ITT shutdown drives student to suicide hotline

ITT Technical Institute’s closing had student Zina Richards calling the VA suicide hotline when she learned it put her back to square one with her bachelor’s degree.

“That just ruined my whole world,” said Richards, who served nine years in the U.S. Navy and was attending the ITT school in St. Rose. “We don’t get our money back.”

Richards’ situation was complicated in that she had pooled school money through sources like the GI bill and vocational rehabilitation. Additionally, her internship in information technology was tied to attending school and that is in jeopardy unless she finds education elsewhere.

“This is heartbreaking and now we have to rely on student loans if we want to finish our education,” she said.

Officially closed last Friday, ITT Tech announced it was shutting down all campuses nationwide in the wake of major federal sanctions.

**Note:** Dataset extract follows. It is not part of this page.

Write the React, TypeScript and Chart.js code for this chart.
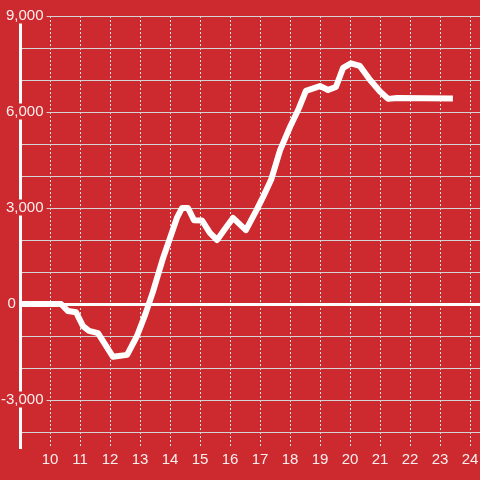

Richards has yet to receive any notice from ITT about it. She learned about the closing from a co-worker at her internship who sent her searching for the story on the Internet. It was devastating news considering she was one course away from graduating with a bachelor’s degree in information cyber security.

“We had no clue as to what was going on,” Richards said. “I’m devastated.”

While other schools have said they will help ITT students, none of those options will help Richards. The school has lost its accreditation, which she believes will leave her starting over again in the bachelor’s program.

The for-profit institute was banned from enrolling new students who depend on federal aid, which cut off much of its revenue. ITT was also required to increase its reserves from $94.4 million to $247.3 million, or 40 percent of federal student aid the company received in 2015.

There were 137 ITT campuses around the country. It offered associate, bachelor’s and master’s degrees and 49 education programs in a variety of fields. A major selling point for the school was the flexibility it offered students in terms of scheduling, allowing them to maintain employment while pursuing their degree.

The closures left more than 1,000 students in Louisiana displaced between ITT’s St. Rose and Baton Rouge campuses. Some 400 students were enrolled at the St. Rose campus

Though unfortunate for the students, staff members and others affiliated with ITT Technical Institute nationwide, the closing of its St. Rose campus should not negatively affect St. Charles Parish economically.

Corey Faucheux, St. Charles Parish Director of Economic Development and Tourism, said, “I don’t believe the closing will have a big financial impact locally,” Faucheux said.

“Now, it is a big educational institution, and in itself that’s a loss. Certainly from a workforce development aspect of it, it offered training and aided entry into employment. Their hours were flexible, though, and that was a draw for a lot of people.”

For Richards, ITT has left her in constant worry over how she’s going to deal with the situation. And it’s tougher for her than some to work it out as a military vet dealing with PTSD and the despair of not knowing how she can resolve the hardships created by ITT’s sudden closure, which she calls the “sad part” of her dilemma.